Book note: The Waterworks

THE WATERWORKS by E.L. Doctorow (1995)

The Waterworks is an enjoyable hard-boiled detective story, set in early 1870s New York.  I came across it a few weeks ago in a neighborhood free book exchange.

The protagonist is a cynical newspaperman with a heart of gold, who has a sidekick, one of the new honest cops on the city police force.

They try to solve a minor mystery, an apparent sighting of a dead millionaire riding a city bus, and find themselves unraveling a far-reaching conspiracy, involving the top echelons of New York City, led by a criminal genius.

The villain gets to make a speech explaining the rationale for his crimes.

Doctorow makes it all convincing, based not just on his skill as a writer, but his ability to evoke the New York of 150 years ago.

It is not just his research and his skill as a descriptive writer (he is a fine wordsmith, as we used to say), but also his immersive understanding of the era.  As somebody said, he does not put any thought into the mind or mouth of any character that comes from our time and not theirs.

He’s not nostalgic. The high-level corruption, the extremes of wealth and poverty, the homeless newsboys, the crippled Civil War veterans begging in the streets—Doctorow’s descriptions make me glad to be living now and not back then, in spite of all the dire problems we face now.

At the same time, there’s a grimy glamour to his New York,  just like Raymond Chandler’s Los Angeles. 

Being a former newspaper reporter, I particularly liked his description of newspaper life back then. The rotary press had come into operation, but not the Linotype machine.  Newspapers used compositors who set type by hand. The compositors thought they knew more than reporters and frequently did.
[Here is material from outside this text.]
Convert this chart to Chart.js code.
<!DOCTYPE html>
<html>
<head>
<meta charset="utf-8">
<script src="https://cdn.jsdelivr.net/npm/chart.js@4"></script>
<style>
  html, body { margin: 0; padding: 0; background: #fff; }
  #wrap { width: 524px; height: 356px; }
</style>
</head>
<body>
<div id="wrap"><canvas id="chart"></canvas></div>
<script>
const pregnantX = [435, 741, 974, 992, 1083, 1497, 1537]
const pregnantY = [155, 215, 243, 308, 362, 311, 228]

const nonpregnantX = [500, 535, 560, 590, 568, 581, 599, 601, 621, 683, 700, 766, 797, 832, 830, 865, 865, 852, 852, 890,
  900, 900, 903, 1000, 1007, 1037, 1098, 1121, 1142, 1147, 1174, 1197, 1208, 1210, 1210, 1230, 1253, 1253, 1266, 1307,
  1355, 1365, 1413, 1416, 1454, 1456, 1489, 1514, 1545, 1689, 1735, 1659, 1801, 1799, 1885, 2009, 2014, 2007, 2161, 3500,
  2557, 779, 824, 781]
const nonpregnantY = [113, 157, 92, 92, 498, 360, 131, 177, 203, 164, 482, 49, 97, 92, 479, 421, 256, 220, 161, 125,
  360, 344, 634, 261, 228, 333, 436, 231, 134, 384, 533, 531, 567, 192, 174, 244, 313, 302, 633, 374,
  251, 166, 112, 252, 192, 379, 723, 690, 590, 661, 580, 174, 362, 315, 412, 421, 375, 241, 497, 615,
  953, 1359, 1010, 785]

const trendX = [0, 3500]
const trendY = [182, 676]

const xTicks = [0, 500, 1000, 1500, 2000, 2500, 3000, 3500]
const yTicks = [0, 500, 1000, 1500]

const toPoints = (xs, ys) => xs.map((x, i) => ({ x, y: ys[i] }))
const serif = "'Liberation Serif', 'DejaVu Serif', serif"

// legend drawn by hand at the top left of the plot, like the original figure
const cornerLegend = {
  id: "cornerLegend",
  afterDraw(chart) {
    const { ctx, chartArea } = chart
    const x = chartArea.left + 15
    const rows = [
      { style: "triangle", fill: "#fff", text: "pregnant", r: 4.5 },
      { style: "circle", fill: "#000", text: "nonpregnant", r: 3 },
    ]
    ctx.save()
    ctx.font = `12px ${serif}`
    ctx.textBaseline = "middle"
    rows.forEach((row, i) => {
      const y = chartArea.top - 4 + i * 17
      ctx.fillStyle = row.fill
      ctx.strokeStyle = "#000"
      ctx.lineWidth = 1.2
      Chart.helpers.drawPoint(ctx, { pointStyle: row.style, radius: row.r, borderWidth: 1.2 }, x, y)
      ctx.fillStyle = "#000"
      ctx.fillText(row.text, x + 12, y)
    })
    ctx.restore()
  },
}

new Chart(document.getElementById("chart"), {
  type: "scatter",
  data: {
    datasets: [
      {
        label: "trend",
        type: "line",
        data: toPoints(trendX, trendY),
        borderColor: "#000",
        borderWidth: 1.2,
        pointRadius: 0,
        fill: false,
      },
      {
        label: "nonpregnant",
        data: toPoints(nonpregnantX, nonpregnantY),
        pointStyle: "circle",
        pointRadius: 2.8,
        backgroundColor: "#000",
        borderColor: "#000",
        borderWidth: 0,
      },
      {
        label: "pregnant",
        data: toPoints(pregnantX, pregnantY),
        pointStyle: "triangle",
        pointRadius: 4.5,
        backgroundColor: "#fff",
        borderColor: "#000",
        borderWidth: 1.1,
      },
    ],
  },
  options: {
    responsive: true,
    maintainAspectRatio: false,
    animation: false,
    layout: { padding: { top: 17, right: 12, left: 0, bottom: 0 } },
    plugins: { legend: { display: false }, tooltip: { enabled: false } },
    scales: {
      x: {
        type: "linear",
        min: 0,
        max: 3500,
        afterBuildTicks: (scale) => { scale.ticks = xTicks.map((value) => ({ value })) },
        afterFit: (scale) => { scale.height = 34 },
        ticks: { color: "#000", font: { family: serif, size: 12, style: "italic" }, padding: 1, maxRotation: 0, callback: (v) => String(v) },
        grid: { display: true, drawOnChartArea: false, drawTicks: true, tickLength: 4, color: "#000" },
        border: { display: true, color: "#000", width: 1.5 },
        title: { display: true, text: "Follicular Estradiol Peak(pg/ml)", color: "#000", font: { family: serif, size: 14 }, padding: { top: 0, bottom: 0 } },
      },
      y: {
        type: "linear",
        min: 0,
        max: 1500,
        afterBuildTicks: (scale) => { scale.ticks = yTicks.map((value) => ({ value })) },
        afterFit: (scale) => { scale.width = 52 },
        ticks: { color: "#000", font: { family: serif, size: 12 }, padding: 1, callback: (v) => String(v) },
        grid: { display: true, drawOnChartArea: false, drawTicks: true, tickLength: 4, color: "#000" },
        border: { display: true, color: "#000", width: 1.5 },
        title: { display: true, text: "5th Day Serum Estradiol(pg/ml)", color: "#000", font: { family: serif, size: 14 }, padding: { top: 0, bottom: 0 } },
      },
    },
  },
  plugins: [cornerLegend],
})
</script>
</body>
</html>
There were no newspaper layouts, and newspaper articles did not have to be trimmed (or lengthened) to fit a particular space. Each newspaper page had seven columns, each article had a single-column headline and was as long as needed, and the next article followed wherever the previous article left off.

Newspapers had changed a lot when I started out as a reporter in 1959, but in many ways they were more like they were in the 1870s than like the newspapers of today. There was a news room, a composing room and a press room.  The latter two are no more and the first is on its way out.

I liked this novel.  You may like it, too, especially if you enjoy historical fiction or crime fiction.